What is a wife to do with that? Peter's answer is "Likewise, wives, be submissive to your own husbands, so that even if some do not obey the word, they may be won without a word by the conduct of their wives - when they see your respectful and pure conduct" (1 Peter 3:1-2). Peter's counsel is to not revile and threaten in return. Repaying evil for evil does nothing for the soul of your husband. It does not glorify God, and it does not reveal "the imperishable beauty of a gentle and quiet spirit" (v. 4). Only those who have walked in these shoes could truly speak of the difficulty of doing so, but God's Word is clear...as believers, we do not revile and threaten in return...we follow the example of Jesus Christ, who entrusted Himself to the One who judges justly.

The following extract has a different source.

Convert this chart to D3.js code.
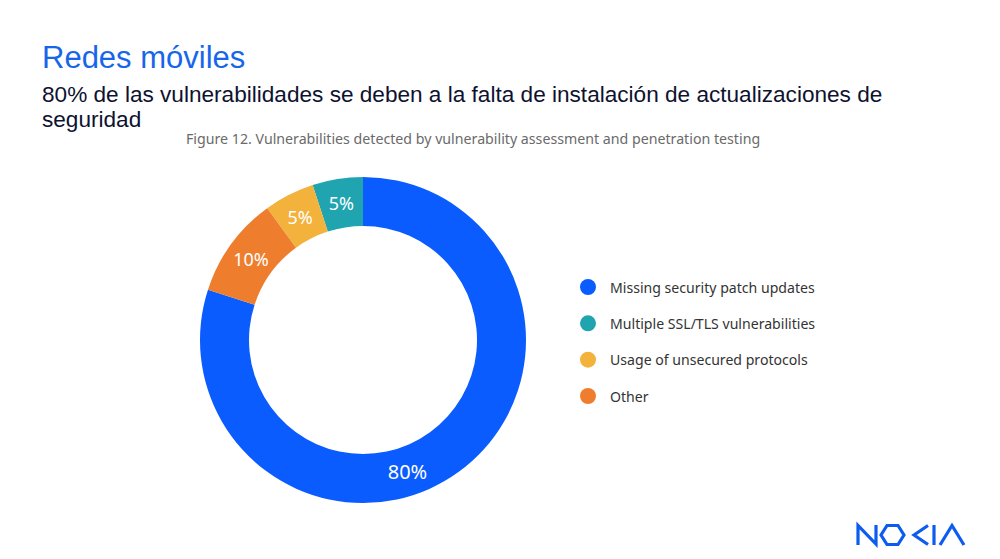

Last Friday, I attended the funeral of Virginia Merrett. I was her pastor and knew her for only about 15 months, but I was so encouraged by every interaction I had with her. Her funeral service was a beautiful testimony to God's grace and Virginia's faithfulness. It was wonderful to hear, over and over again, how God used this humble woman to pave a path of godliness for her family.
During the service, her daughter recalled that Virginia was converted in 1941, upon her first hearing of the gospel. She was married at the time, and the Lord immediately gave her a burden for the salvation of her husband. For over 20 years, Virginia prayed for her husband and lived, as her daughter testified, "as a 1 Peter 3 wife." She did not seek to win an argument with her husband about religion...she sought to win his soul through her prayer and submission. In the early 60s, God answered Virginia's prayer, and her husband was saved.
I recall this story because, due to our pride, we often fail to see how humility and even silence can produce fruit of lasting value. Jesus' silence in the midst of mockery is an amazing example for all Christians. If we would please God, then we must "follow in his steps" (1 Pt. 2:21).